Every day, fleets of these Brobdingnagian trucks are digging up countless tons of Alberta’s oil sands — a black, gooey mixture of sand, oil and water that lies just below the Canadian province’s boreal forest, an immense region thick with jack pines, spruce, aspen and tamarack trees and fed by wetlands that cover most of the area.

The viscous petroleum, or bitumen, is so common that, in some places, it oozes out along the banks of the Athabasca River and was used by Native Americans to seal canoes. Canada’s economically recoverable oil sands are estimated to be about 170 billion barrels, reserves second in size only to Saudi Arabia.

The Canadian Association of Petroleum Producers estimates that production, now 1.7 million barrels a day, could nearly double by 2020, enough to supply nearly 20 percent of U.S. oil consumption.
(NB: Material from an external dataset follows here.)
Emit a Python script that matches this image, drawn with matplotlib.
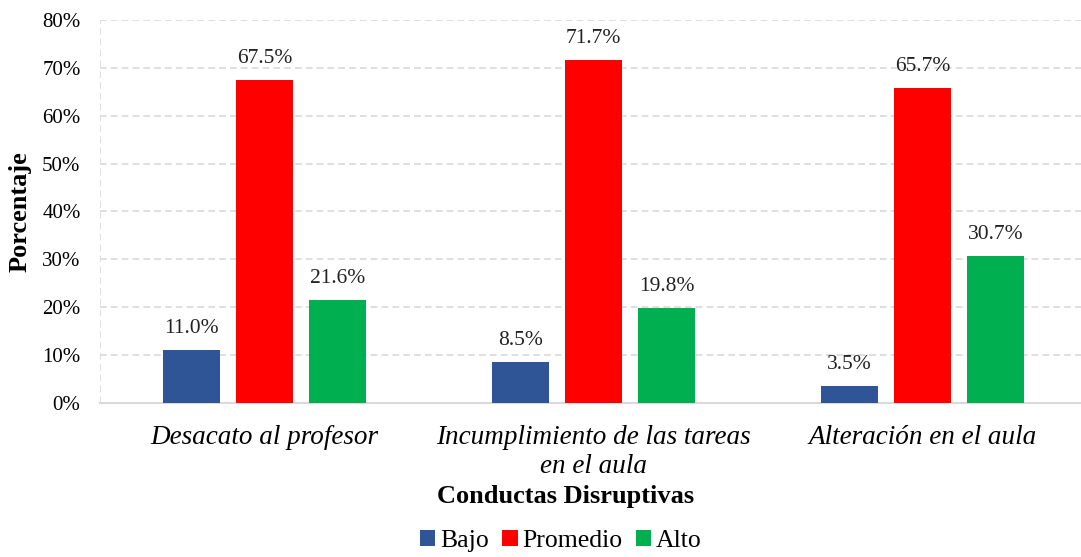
import numpy as np
import matplotlib.pyplot as plt

# Data
categories = ['Desacato al profesor', 'Incumplimiento de las tareas\nen el aula', 'Alteración en el aula']
series_names = ['Bajo', 'Promedio', 'Alto']
bajo = [11.0, 8.5, 3.5]
promedio = [67.5, 71.7, 65.7]
alto = [21.6, 19.8, 30.7]
yticks = [0, 10, 20, 30, 40, 50, 60, 70, 80]

colors = ['#2F5597', '#FF0000', '#00B050']

plt.rcParams['font.family'] = ['Liberation Serif', 'DejaVu Serif']

fig = plt.figure(figsize=(10.81, 5.57), dpi=100)
ax = fig.add_axes([100 / 1081, 1 - 403 / 557, 981 / 1081, 383 / 557])

x = np.arange(len(categories))
width = 0.173
step = 0.222
for i, (vals, name) in enumerate(zip([bajo, promedio, alto], series_names)):
    pos = x + (i - 1) * step
    bars = ax.bar(pos, vals, width, color=colors[i], label=name, zorder=3)
    for b, v in zip(bars, vals):
        ax.text(b.get_x() + b.get_width() / 2, v + 2.5, f'{v:.1f}%',
                ha='center', va='bottom', fontsize=15.5, color='#222222')

ax.set_xlim(-0.5, 2.482)
ax.set_ylim(0, 80)
ax.set_yticks(yticks)
ax.set_yticklabels([f'{t}%' for t in yticks], fontsize=15)
ax.set_xticks(x)
ax.set_xticklabels(categories, fontsize=19.5, style='italic', linespacing=1.2)
ax.tick_params(axis='both', length=0)
ax.tick_params(axis='y', pad=14)
ax.tick_params(axis='x', pad=16)

ax.grid(axis='y', color='#D9D9D9', linestyle=(0, (4, 2.5)), linewidth=1.2, zorder=0)
ax.axvline(-0.5, color='#D9D9D9', linestyle=(0, (4, 2.5)), linewidth=1.2, zorder=0)
for s in ['top', 'right', 'left']:
    ax.spines[s].set_visible(False)
ax.spines['bottom'].set_color('#D9D9D9')
ax.spines['bottom'].set_linewidth(1.5)

fig.text(20 / 1081, 1 - 212 / 557, 'Porcentaje', rotation=90, ha='center', va='center',
         fontsize=19, fontweight='bold')
fig.text(566 / 1081, 1 - 497 / 557, 'Conductas Disruptivas',
         ha='center', va='center', fontsize=19, fontweight='bold')

leg = fig.legend(loc='center', bbox_to_anchor=(561 / 1081, 1 - 541 / 557), ncol=3,
                 frameon=False, fontsize=18.5, handlelength=0.6, handleheight=0.6,
                 handletextpad=0.2, columnspacing=0.5, borderpad=0.2)

fig.savefig('out.png', dpi=100)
With that, the oil sands would be producing more than Venezuela, Nigeria, Iraq or Kuwait.

The rush to expand has been fueled by high oil prices, which for the past six years have held above the $50 threshold needed to make the oil sands projects profitable, and has turned this northern Alberta outpost into a bustling boomtown.

This expansion is the reason TransCanada proposed building the Keystone XL pipeline, a 1,700-mile line that would add a link between Alberta and the hungry oil refineries on the Texas coast of the Gulf of Mexico.

The pipeline has become a powerful symbol and political pawn this election year. It is also a sort of Rorschach test of how Americans view energy issues: Are we energy rich or energy poor? How do energy policies affect job creation, tax revenue and U.S. manufacturing competitiveness? How pressing are ­climate-change concerns, and how do we balance them with economic priorities?

The American public is firmly behind the pipeline, seeing plenty of upside in potential jobs and limited environmental downside. A new Washington Post poll finds nearly six in 10 saying the U.S. government should approve the project. Its wide acceptance is rooted in the fact that 83 percent think it will create jobs. Nearly half think it will not cause significant damage to the environment.

The oil industry and many national security experts think that importing more oil from Canada, a stable neighbor and ally, will make the United States more secure, and they worry that, without the Keystone XL, Canada will send that oil to China.

But the process of extracting oil from the sands, also called tar sands, has alarmed people worried about climate change.